Holy cow. I have never heard of so many problems with solid state electronic gear. I probably have owned 200 - 300 new (I’m throwing in iPads, iPhones, PCs, as well as audio equipment) electronic devices over the last 30 years and couldn’t come up with that many failures. A Sonic Frontiers CD player transport failed twice (but not the tube components), one iPhone… that is it.

I have never had a piece of audiophile gear fail in over fifty years (Unless you count the Sonic Frontiers Tape Deck… but I would not). No tubed gear problems either. I have a big pile of extra tubes I bought for equipment that I no longer have but never needed.
clearly you are the exception. Please let us know the SS amps you had problems with and the tubes that are super reliable, long lasting and maintenance free (for decades without periodic tube replacement).


Hardly an exception. I have an Audionote SE that uses 6550. I have had the same power tubes in it for around 20 years. Before that I had a set a quads. The power tubes where the originals the amp came with - the amps were over 40 years old.

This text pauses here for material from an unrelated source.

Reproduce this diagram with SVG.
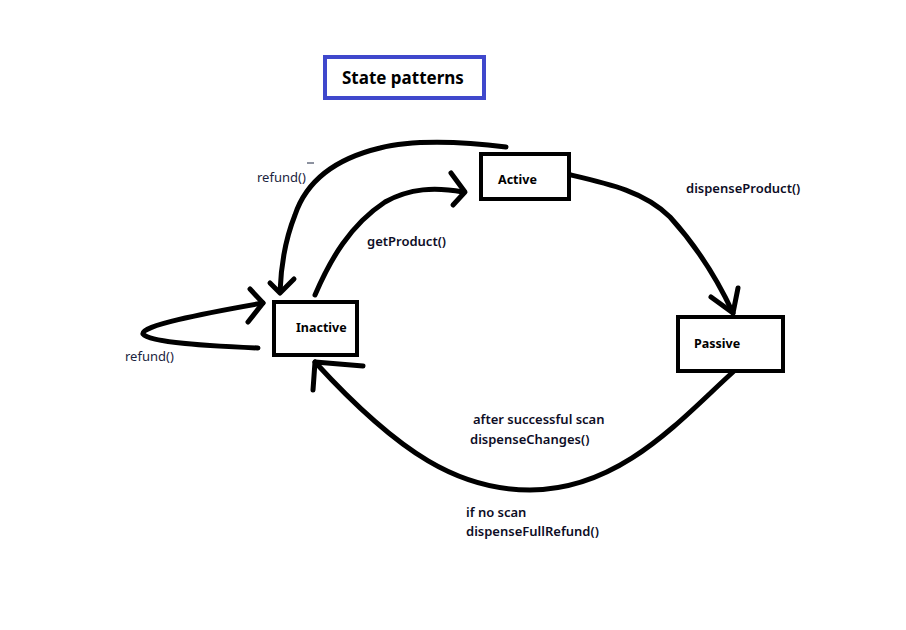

In over 40 years of owning tube amps, I have never ever had to replace a tube that wore out. I have only ever replaced for sound. I have bought a few I didn’t like, a few were noisy, but they arrived like that.

I have heard of a few folks who have had to replace worn out tubes, sure. I have heard of lot more folks who had to replace or repair transistor amps that failed.


@pauly - you definitely are the exception. Everyone I hear from talks about replacing tubes after some cycle time depending on the amp, environment, usage, volume, etc. You must have some super tubes!  Or maybe they are replacing them because of sound degradation and that doesn't bother you.

Not sure since I never owned tubes and don't plan to. SS can deliver just as good SQ, depending on the amp.